New rendering without the spire.
Downtown high-rise project seeks funds quietly, won't offer pre-sales
Sacramento Business Journal - September 14, 2007
by Michael Shaw Staff writer
Sacramento's next condo tower has been quietly approved by the city, but the owners of the project don't mind a lack of fanfare, considering how other prominent condominium projects struggled during the past year.
There's no sales office yet, no billboards and no promotion of Cathedral Square -- a 25-story, 233-unit tower planned for the southwest corner of 11th and J streets.
The canceled Towers on Capitol Mall project and the seemingly lifeless Aura condo project grabbed the limelight in part because ambitious developers were selling units while at the same time trying to finance and build them. But Cathedral Square's developers, St. Anton Partners and the Cordano family, have been more comfortable under the radar, hoping to begin selling when the market favors them.
That means not anytime soon.
Financing the estimated $120 million tower will be a challenge, said Steve Eggert, one of the St. Anton Partners along with Peter Geremia. Eggert said they'll face the same hurdles as the earlier projects, including the housing slump and rising construction costs. And there's an additional issue of a credit crunch, which has led to less capital available for construction lending.
But they have avoided some of the pitfalls.
"We're not under the time pressure of an expiring land option," Eggert said.
Developer Craig Nassi of Denver had proposed Aura on Capitol Mall on land owned by another developer. Nassi has an option for the property. The Towers at Capitol Mall collapsed under rising construction costs but also due to a progressively turbulent relationship between developer John Saca and his equity partner, the California Public Employees' Retirement System.

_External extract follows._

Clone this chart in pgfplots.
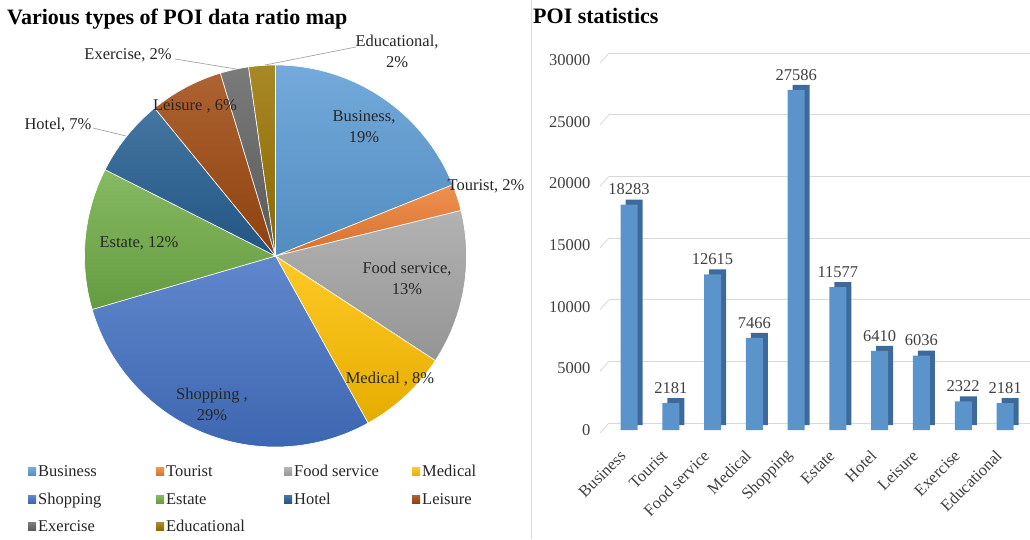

The partnership dissolved when a new deal couldn't be struck.
Eggert said he and his partners own the Cathedral Square property, now home to vacant buildings and a few small retail shops, and don't face internal pressure to deliver the project on a timeline.
He's looking to the sale of about 600 condos in those earlier projects as a sign that there's significant demand for luxury condos downtown.
The biggest challenge is funding.
"Up until the end of last year, there was abundant capital," Eggert said. "That has tightened up significantly."
The slowdown in capital markets is somewhat tied to the subprime meltdown because higher defaults have meant less money to distribute to other investments such as high-rises.
David Taber, president and chief executive officer of American River Bankshares, noted that assets tied to the subprime mortgage fallout are also being scrutinized more thoroughly by lenders. American River doesn't do high-rise construction lending, but he said the effect of tightening credit has been minimal on commercial projects.
"From my office in Rancho Cordova, I look out and see construction all around," he said. "Walls are being tilted up. ... The commercial real estate market is very good."
The Federal Reserve said last week that commercial real estate markets had experienced somewhat tighter credit conditions, but a number of banks noted that "credit availability and credit quality remained good for most consumer and business borrowers."
The Cathedral Square's developers will need to find a construction lender to provide about 75 percent of the cost and a mezzanine lender for any remaining portion that isn't covered by equity, which is about 20 percent, Eggert said.
Unlike previous projects in Sacramento, the developers won't be pre-selling units. Eggert and his partners would get little reassurance by locking in prices at the bottom of the market under contracts that could be easily canceled by buyers, he said.
Sacramento city officials are prepared to wait until the developers are ready.
"They told us basically they need time to prepare a plan for building permits," said David Kwong, Sacramento's planning manager. "They're waiting for a better market."
Brimming with confidence
The project has sailed through the city's planning process. Developers had originally planned to put a spire atop the building, mirroring Sacramento's Cathedral of the Blessed Sacrament nearby. But they canceled the spire after concerns expressed by the city's planning and design commissions, Kwong said. Any objection period for the project has passed, and the building doesn't need City Council approval.
The building is designed by San Francisco's Kwan Henmi Architects, which also is designing developer Saca's next attempt at a high-rise, The Metropolitan. That project is going through the approval process at Sacramento's design review and planning commissions, city officials said.
If built, Cathedral Square will feature many unobstructed views of the Capitol in 600- to 3,000-square-foot units, with penthouses, oversize windows, 9- or 10-foot tall ceilings and parking in a secured garage. The building will have a swimming pool, a fitness center and a clubhouse for residents. It has 12,000 square feet of retail space on the ground floor for a restaurant or shops.
While the developers are taking a different approach than their predecessors, there is the same confidence about delivering the project.
"I believe it will get built," Eggert said. "The condos will be delivered just as the next cycle is heating up."